A culpa excessiva, entretanto, aquela de alguém que nunca se sente fazendo o suficiente, nem sendo suficientemente bom, ou ainda, com a sensação de que sempre fez algo ruim ou muito errado, é destrutiva. Ao se instalar e permanecer no íntimo de alguém, o sentimento de culpa reforçará uma fantasia de que “não há salvação” para si: culpada, a pessoa estará sempre pronta a pedir desculpas, julgando ter cometido mais um equívoco. Em permanente desconforto consigo, considera-se um desastre. Há até os que, secretamente,  consideram-se “seres inviáveis”, o que lhes impele a passar a vida fazendo de tudo para provar aos que cruzam o seu caminho que merecem a graça de estar vivos.

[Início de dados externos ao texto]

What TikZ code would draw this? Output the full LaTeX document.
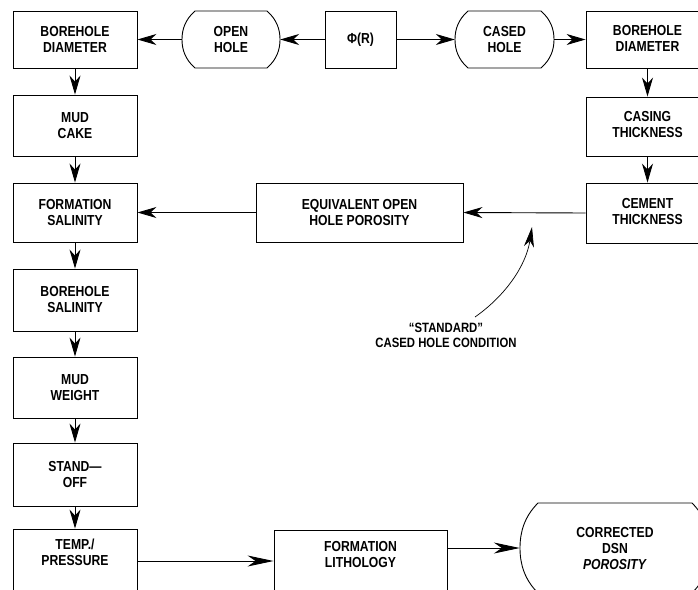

Imaginemos agora que adultos com este perfil se tornem pais ou mães. O que acontece?? Sem noção de seu valor e com imensa necessidade de provar ao mundo a que vieram, eles acabarão por dar aos filhos uma excelente oportunidade de dominação. Que será prontamente exercida, com maior ou menor vigor.

Dizemos prontamente porque, na eventualidade de um pai ou uma mãe se sentir muito culpado/a frente aos filhos, dificilmente não será por eles manipulado. A manipulação costuma começar na transformação da pessoa em “função”. O que isso quer dizer? Que os pais, de maneira geral, existiriam apenas para atender à função de prover as necessidades de seus filhos. Como consequência imediata, “caberia” aos filhos tentar controlar ao máximo os passos de seu genitor/a, já que ao mesmo será negado o direito, dentro desta ótica perversa, de conduzir-se  por conta própria.

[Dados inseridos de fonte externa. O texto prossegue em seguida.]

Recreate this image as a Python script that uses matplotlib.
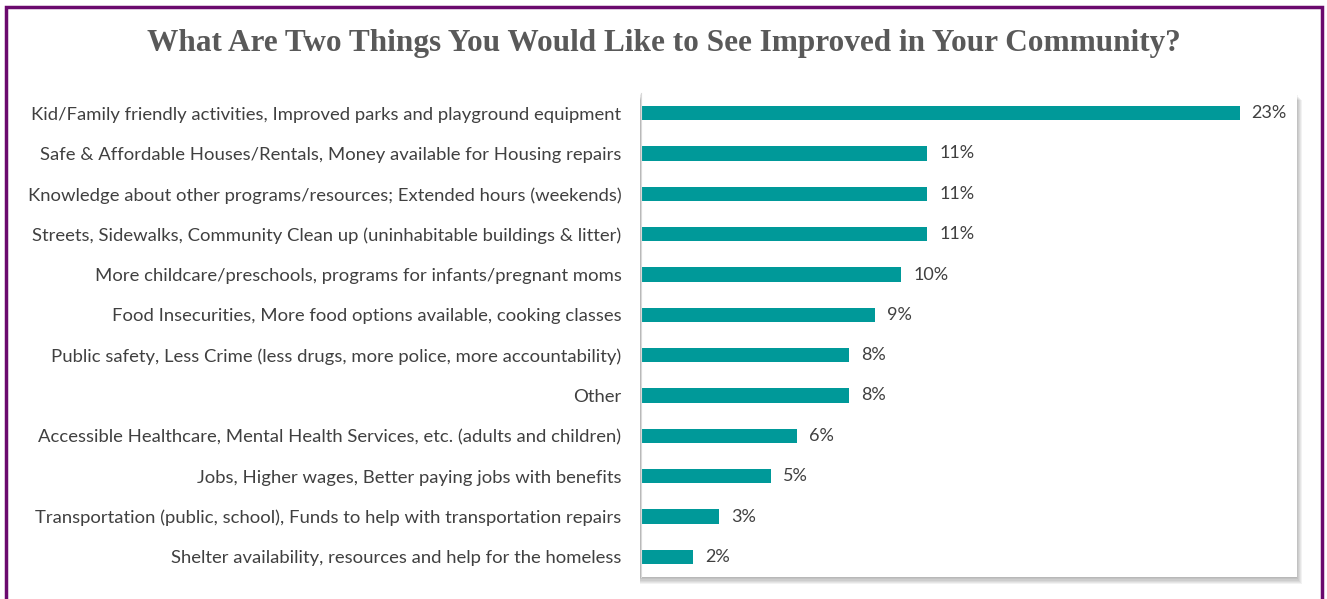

Neste quadro desviante e patológico, a pessoa pode até gerir sua vida profissional com maestria, mas será sempre lembrada, em casa, que é um ser deficiente, um eterno devedor emocional, alguém que nunca conseguirá quitar sua “enorme dívida” com os filhos. Pessoas de boa vontade e fé no ser humano serão, como de costume, as vítimas preferenciais.

Tal descrição pode até parecer extremada ou improvável de acontecer mas, infelizmente, não é. Por experimentarem um sentimento de culpa forte e indefinido, alguns pais não se sentem, por exemplo, à vontade para usufruir do que constroem em vida. A complementar este quadro, existem filhos que não se concentram em seu próprio esforço, preferindo, de antemão, contar com o patrimônio de seus pais, avós, etc. Tem para si a noção equivocada de que tudo já lhes pertence, “é só uma questão de tempo”… Assim, o tal patrimônio pertenceria aos filhos, mas estaria  “em consignação” com os pais (ou até avós).

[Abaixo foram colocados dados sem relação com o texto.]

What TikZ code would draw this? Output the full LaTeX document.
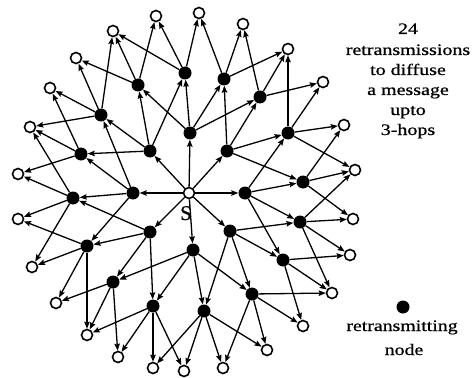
\documentclass[tikz,border=0pt]{standalone}
\usepackage{fontspec}
\setmainfont{Liberation Serif}[FakeBold=0.6]
\usetikzlibrary{arrows.meta}
\begin{document}
\begin{tikzpicture}[x=1pt,y=-1pt,
  opn/.style={circle,draw,line width=1.6pt,minimum size=11pt,inner sep=0pt,fill=white},
  fil/.style={circle,fill,minimum size=13pt,inner sep=0pt},
  arr/.style={-{Stealth[length=7pt,width=5.5pt,inset=1pt]},line width=1.3pt},
  lbl/.style={font=\fontsize{16}{19}\selectfont,anchor=base,inner sep=0pt}
]
\useasboundingbox (0,0) rectangle (473,377);
% source
\node[opn] (S) at (189,193) {};
% inner ring
\foreach \n/\x/\y in {I0/190/133,I1/227/151,I2/245/193,I3/230/231,I4/193/250,I5/150/232,I6/133/193,I7/150/151}
  \node[fil] (\n) at (\x,\y) {};
% outer filled ring
\foreach \n/\x/\y in {F1/185/73,F2/224/79,F3/260/97,F4/288/133,F5/303/182,F6/300/222,F7/283/260,F8/252/294,
  F9/204/311,F10/153/306,F11/113/282,F12/87/246,F13/73/198,F14/81/154,F15/101/115,F16/138/85}
  \node[fil] (\n) at (\x,\y) {};
% open nodes
\foreach \n/\x/\y in {O1/156/16,O2/199/13,O3/243/24,O4/288/49,O5/323/82,O6/344/125,O7/355/170,O8/353/219,
  O9/350/255,O10/332/293,O11/303/326,O12/267/350,O13/223/368,O14/184/371,O15/153/368,O16/118/357,
  O17/87/335,O18/56/303,O19/32/267,O20/18/219,O21/18/174,O22/30/127,O23/50/88,O24/76/58,O25/113/31}
  \node[opn] (\n) at (\x,\y) {};
% S to inner
\foreach \b in {I0,I1,I2,I3,I4,I5,I6,I7}
  \draw[arr] (S) -- (\b);
% inner to outer filled
\foreach \a/\b in {I0/F1,I0/F16,I0/F2,I0/F3,I1/F2,I1/F3,I1/F4,I1/F5,I2/F4,I2/F5,I2/F6,I2/F7,
  I3/F6,I3/F7,I3/F8,I3/F9,I4/F8,I4/F9,I4/F10,I4/F11,I5/F10,I5/F11,I5/F12,I5/F13,
  I6/F12,I6/F13,I6/F14,I6/F15,I7/F14,I7/F15,I7/F16,I7/F1}
  \draw[arr] (\a) -- (\b);
% outer filled to open
\foreach \a/\b in {F1/O25,F1/O1,F1/O2,F2/O2,F2/O3,F2/O4,F3/O3,F3/O4,F3/O5,
  F4/O4,F4/O5,F4/O6,F4/O7,F5/O6,F5/O7,F5/O8,F6/O7,F6/O8,F6/O9,F6/O10,
  F7/O9,F7/O10,F7/O11,F8/O10,F8/O11,F8/O12,F8/O13,F9/O12,F9/O13,F9/O14,F9/O15,
  F10/O17,F10/O16,F10/O15,F10/O14,F11/O18,F11/O17,F11/O16,
  F12/O19,F12/O18,F12/O17,F12/O20,F13/O22,F13/O21,F13/O20,F13/O19,
  F14/O23,F14/O22,F14/O21,F15/O25,F15/O24,F15/O23,F15/O22,F16/O1,F16/O25,F16/O24}
  \draw[arr] (\a) -- (\b);
% label S
\node[font=\fontsize{21}{21}\selectfont,anchor=base,inner sep=0pt] (slbl) at (186,220) {S};
% caption
\node[lbl] (t1) at (408,34) {\scalebox{1.25}[1]{24}};
\node[lbl] (t2) at (408,55) {\scalebox{1.25}[1]{retransmissions}};
\node[lbl] (t3) at (408,75) {\scalebox{1.25}[1]{to diffuse}};
\node[lbl] (t4) at (408,95) {\scalebox{1.25}[1]{a message}};
\node[lbl] (t5) at (408,115) {\scalebox{1.25}[1]{upto}};
\node[lbl] (t6) at (408,135) {\scalebox{1.25}[1]{3-hops}};
% legend
\node[fil] (leg) at (403,307) {};
\node[lbl] (l1) at (402,331) {\scalebox{1.24}[1]{retransmitting}};
\node[lbl] (l2) at (404,355) {\scalebox{1.24}[1]{node}};
\end{tikzpicture}
\end{document}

Esta atitude de “é meu, mas por acaso está nas mãos de alguém”, dá aos filhos a convicção, para eles legítima, de agir como se senhores de tudo fossem. Daí o direito “básico” de saber exatamente o que os pais fazem e como andam gastando o dinheiro “deles”.

Isto me lembra um amigo bem humorado, entrado nos sessenta, que costumava se deleitar invertendo esta lógica. Percebendo as tentativas desesperadas e mal-disfarçadas dos filhos de controlá-lo, sempre que estava prestes a fazer um gasto maior dava risada, dizendo: “puxa, agora fico até feliz quando me lembro que já são ‘eles’ que estão pagando, assim não preciso mais economizar tanto!”

Na verdade, eu nunca soube se ele havia mesmo elaborado a frustração que a atitude dos filhos lhe causava ou se apenas tentava atenuar um pouco o que via. De qualquer forma, o antídoto para tal situação será sempre, em primeiro lugar, conseguir parar de negar a existência de um fato tão desagradável, admitir sua existência e perceber o quanto toda a dinâmica familiar encontra-se prejudicada. A seguir vem o mais difícil, para os culpados crônicos: vão precisar aprender a sentir empatia por si mesmos. E depois, ainda passar a mostrar-se sendo quem são, perdoando-se seja lá do que for.

Conscientes finalmente do quadro disfuncional que colaboraram para criar à sua volta, os pais “movidos a culpa” podem, depois de todo este processo, até vir a reivindicar o controle da própria existência, algo que provavelmente nunca exerceram de fato.